I’m a little hesitant to actually recommend the book, as honestly, it’s mostly a brief explanation of a model for thinking about narrative, and then a lengthy application of the model to Hamlet, Dr No and Casablanca and then a few pages that basically say “try applying this to your own stuff, see if you think it helps you”. That said, it has given me a few things to think about, and it might be of interest to some.  Were it free, I would recommend it without hesitation, I’m just not sure it’s 100% worth the price tag.  But it does give me hope that things are changing in the UK/US scenes, and we might start to see a bit more writing on these topics from non-Nordic sources.

(This concludes your broadcast from the department of faint praise.)

I don’t intend to run a Nordic-style LARP.  (I should say I’m aware that this term is a gross simplification, as there are loads of different styles of LARP this could encompass, many of which are not so very dissimilar to what I’ve run in the past, but I’m using the term to indicate that part of the Nordic scene that is different, so please forgive the simplification.)  I like my LARP as a serialised form, and I like it good and pulpy – the more-or-less traditional UK (and US) style, and that’s what I’m going to run.  But I think there are lessons I can learn from the Nordic form, and I’ll come on to that in posts to come.

In closing, I commend the following to your attention: http://www.meetup.com/Nordic-Progressive-Larp-in-Britain-and-Ireland/

There are some nice-seeming people trying to get a Nordic LARP scene started in London, and of particular interest, they are running a series of interesting one-offs, more or less fortnightly for the next few months.  I’m going to try to get along to a few, and if anyone I know is are interested, I might have a go at facilitating a couple of one-offs myself in a few months time (if I can find some interested players), just to see how people feel about the experiences.

 

Visitors Must Report To Site Office

Hardhats to be worn at all times.  Insert men at work graphic here.

Right, with any luck, I’ve now got that joke out of my system, tortured that metaphor to death, and we can get on with things now.

An introductory explanation, then.  I’ve been running/facilitating LARPs in London for about six/seven years now (consistently, anyway – I’ve been running and playing LARPS on and off for about 18 years now).
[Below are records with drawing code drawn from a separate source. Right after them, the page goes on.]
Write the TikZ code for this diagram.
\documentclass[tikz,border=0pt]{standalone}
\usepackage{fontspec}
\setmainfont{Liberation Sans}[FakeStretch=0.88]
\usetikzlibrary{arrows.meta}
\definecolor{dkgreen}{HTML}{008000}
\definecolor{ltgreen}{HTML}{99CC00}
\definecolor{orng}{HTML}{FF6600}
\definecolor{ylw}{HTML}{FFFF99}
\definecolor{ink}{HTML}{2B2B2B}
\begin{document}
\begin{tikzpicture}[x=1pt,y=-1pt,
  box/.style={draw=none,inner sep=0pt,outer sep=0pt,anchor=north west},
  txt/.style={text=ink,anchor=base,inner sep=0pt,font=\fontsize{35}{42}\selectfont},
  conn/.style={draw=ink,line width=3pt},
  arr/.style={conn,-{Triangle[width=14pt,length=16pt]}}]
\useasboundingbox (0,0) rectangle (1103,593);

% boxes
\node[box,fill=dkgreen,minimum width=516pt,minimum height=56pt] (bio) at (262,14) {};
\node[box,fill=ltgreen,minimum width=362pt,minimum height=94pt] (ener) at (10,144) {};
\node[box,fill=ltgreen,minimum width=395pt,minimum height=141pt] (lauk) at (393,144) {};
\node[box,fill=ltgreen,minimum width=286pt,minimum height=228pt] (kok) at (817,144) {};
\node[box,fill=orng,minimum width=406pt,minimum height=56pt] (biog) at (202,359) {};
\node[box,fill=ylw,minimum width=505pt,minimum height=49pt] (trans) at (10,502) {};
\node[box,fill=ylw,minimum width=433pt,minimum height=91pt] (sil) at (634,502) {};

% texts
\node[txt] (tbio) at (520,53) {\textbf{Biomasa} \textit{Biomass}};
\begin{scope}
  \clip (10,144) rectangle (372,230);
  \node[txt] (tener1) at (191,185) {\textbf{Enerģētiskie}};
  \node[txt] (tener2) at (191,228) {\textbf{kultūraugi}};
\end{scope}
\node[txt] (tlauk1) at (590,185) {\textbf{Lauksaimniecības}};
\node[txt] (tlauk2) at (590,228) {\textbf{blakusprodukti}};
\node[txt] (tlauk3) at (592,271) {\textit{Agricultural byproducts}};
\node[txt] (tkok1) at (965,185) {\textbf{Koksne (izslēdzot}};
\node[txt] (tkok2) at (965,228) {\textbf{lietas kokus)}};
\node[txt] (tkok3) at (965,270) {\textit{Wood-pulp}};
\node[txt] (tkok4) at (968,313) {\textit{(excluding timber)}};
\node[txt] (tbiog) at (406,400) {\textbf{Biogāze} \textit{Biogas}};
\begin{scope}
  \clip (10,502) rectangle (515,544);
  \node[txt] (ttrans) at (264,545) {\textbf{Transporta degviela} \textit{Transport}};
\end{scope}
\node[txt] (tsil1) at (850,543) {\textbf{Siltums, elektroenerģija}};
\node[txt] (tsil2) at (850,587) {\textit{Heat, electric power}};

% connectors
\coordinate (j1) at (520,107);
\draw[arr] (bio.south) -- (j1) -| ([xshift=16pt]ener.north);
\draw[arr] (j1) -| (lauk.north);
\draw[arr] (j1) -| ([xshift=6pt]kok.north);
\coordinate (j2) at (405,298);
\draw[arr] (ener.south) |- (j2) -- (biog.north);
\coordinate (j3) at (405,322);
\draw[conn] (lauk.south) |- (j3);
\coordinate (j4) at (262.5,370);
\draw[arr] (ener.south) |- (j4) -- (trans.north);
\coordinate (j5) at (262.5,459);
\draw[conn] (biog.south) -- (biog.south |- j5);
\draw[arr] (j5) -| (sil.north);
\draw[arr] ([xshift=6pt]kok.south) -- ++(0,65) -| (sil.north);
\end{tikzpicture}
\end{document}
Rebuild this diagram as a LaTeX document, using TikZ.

The recent set have included one reasonably conventional old World of Darkness Vampire LARP (Interregnum), one experimental home-grown thing (Testament), and a fairly unconventional new World of Darkness crossover LARP (Restitution), which completed in March 2014.

I intend to run a new game, starting late this year, or possibly at the very start of next year.  It will be an Urban Fantasy/Horror LARP in a similar vein to a World of Darkness LARP – it may even mostly be a World of Darkness LARP – but I am taking 2015 as a development year.  I will be faciliating once a month gatherings for anyone who is interested in playing to meet up and discuss ideas for this game, in the hope that a collaborative development process with produce a LARP that is better than average, and most importantly, better than the ones I have run before.

I’ve set this blog up to be a reference point for interested parties, and a place to write up my developing thoughts on LARP in general, and this future game in specific.